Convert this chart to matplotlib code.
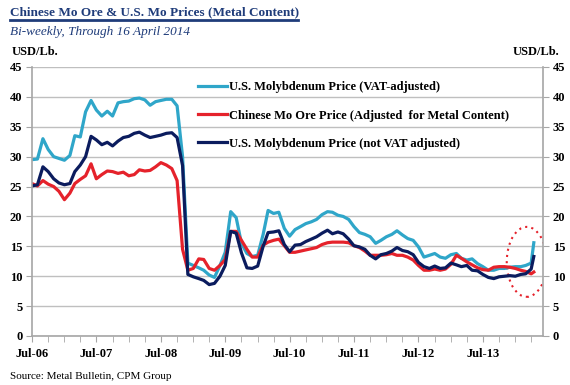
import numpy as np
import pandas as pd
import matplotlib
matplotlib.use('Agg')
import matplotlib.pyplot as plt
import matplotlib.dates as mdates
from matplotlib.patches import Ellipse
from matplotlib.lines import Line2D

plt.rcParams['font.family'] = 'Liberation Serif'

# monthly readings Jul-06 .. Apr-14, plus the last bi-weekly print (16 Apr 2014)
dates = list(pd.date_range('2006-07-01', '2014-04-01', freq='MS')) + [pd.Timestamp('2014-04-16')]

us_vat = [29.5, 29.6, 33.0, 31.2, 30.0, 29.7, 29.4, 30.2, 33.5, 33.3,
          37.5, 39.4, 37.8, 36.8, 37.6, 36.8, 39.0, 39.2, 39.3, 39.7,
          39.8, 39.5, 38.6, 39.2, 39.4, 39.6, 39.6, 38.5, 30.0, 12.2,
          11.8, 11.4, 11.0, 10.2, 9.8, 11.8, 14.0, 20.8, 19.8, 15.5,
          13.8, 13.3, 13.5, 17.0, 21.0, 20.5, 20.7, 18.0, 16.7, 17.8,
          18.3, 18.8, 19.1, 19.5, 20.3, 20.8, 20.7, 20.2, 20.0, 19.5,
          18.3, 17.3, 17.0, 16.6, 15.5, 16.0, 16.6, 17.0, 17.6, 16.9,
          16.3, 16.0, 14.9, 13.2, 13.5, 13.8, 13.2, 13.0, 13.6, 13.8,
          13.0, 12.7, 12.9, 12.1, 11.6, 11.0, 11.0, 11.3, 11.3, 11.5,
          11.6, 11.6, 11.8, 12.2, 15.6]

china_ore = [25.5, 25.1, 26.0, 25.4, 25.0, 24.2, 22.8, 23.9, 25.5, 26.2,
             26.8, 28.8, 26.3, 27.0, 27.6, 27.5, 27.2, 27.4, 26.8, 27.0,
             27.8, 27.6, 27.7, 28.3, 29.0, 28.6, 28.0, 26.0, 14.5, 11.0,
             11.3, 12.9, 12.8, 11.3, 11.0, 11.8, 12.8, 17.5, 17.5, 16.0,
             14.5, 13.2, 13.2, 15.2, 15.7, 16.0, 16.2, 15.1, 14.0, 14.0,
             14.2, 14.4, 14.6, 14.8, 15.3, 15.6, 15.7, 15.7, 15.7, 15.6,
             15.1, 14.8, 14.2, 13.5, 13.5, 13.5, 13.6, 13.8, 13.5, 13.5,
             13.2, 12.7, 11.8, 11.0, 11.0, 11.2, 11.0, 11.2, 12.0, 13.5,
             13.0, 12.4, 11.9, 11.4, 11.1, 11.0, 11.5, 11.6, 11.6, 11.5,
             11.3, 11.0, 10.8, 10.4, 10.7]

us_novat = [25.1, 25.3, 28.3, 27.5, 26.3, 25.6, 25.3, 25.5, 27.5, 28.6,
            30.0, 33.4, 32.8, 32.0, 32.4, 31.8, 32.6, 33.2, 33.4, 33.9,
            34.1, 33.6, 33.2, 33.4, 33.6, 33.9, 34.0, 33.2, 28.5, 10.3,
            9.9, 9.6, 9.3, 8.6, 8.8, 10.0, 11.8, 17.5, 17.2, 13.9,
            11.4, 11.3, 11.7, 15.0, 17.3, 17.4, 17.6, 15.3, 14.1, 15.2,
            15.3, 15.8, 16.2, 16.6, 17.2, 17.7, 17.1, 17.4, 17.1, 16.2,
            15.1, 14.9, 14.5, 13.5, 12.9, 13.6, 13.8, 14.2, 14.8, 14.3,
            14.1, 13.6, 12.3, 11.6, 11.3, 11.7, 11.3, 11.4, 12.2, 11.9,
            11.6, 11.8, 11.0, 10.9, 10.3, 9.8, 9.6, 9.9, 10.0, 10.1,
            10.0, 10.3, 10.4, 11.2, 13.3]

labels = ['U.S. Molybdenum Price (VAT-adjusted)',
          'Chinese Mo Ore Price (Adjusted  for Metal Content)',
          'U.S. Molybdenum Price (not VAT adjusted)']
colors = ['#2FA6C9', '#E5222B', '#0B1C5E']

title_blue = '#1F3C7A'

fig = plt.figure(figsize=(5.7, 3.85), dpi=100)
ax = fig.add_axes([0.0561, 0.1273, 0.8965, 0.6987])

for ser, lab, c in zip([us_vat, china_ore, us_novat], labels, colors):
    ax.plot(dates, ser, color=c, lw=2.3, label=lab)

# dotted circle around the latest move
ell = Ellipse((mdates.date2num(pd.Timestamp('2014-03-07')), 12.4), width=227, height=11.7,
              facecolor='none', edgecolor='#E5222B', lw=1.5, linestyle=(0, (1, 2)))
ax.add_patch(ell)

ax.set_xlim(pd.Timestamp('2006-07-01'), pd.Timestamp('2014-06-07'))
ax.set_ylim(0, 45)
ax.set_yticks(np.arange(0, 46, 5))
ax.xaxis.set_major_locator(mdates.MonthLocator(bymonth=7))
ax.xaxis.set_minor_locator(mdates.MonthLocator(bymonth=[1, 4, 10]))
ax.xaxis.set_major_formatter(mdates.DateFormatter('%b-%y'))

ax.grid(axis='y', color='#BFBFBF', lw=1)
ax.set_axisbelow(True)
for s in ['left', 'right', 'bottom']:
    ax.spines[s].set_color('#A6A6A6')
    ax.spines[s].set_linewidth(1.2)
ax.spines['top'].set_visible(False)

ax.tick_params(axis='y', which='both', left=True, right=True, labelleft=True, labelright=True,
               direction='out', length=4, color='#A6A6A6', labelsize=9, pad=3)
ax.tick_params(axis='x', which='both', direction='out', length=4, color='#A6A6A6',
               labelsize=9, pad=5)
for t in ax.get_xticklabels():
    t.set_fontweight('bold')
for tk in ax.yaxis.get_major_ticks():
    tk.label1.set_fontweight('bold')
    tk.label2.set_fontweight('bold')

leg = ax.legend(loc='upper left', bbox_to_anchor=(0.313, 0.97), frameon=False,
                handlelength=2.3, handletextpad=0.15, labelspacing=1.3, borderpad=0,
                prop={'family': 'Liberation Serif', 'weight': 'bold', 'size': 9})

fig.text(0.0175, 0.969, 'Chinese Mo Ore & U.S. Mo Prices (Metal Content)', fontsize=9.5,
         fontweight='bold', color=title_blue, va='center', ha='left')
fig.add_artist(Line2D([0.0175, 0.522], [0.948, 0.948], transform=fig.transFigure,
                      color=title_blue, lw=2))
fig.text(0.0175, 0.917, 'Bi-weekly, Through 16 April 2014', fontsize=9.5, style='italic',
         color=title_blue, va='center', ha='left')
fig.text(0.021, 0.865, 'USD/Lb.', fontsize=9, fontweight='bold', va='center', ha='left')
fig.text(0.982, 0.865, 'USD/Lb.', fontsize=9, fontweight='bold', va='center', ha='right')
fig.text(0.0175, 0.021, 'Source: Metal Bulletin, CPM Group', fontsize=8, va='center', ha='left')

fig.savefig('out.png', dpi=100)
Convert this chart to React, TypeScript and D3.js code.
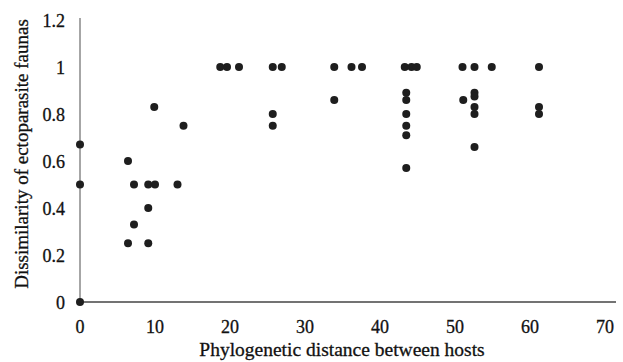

- - -

*STATED TASK*. Starting at the top of the listing above, please restate word for word each line up to and including the one that holds "plt.rcParams['font.family'] = 'Liberation", omitting every image.

*TASK OUTPUT*.
Convert this chart to matplotlib code.
import numpy as np
import pandas as pd
import matplotlib
matplotlib.use('Agg')
import matplotlib.pyplot as plt
import matplotlib.dates as mdates
from matplotlib.patches import Ellipse
from matplotlib.lines import Line2D

plt.rcParams['font.family'] = 'Liberation Serif'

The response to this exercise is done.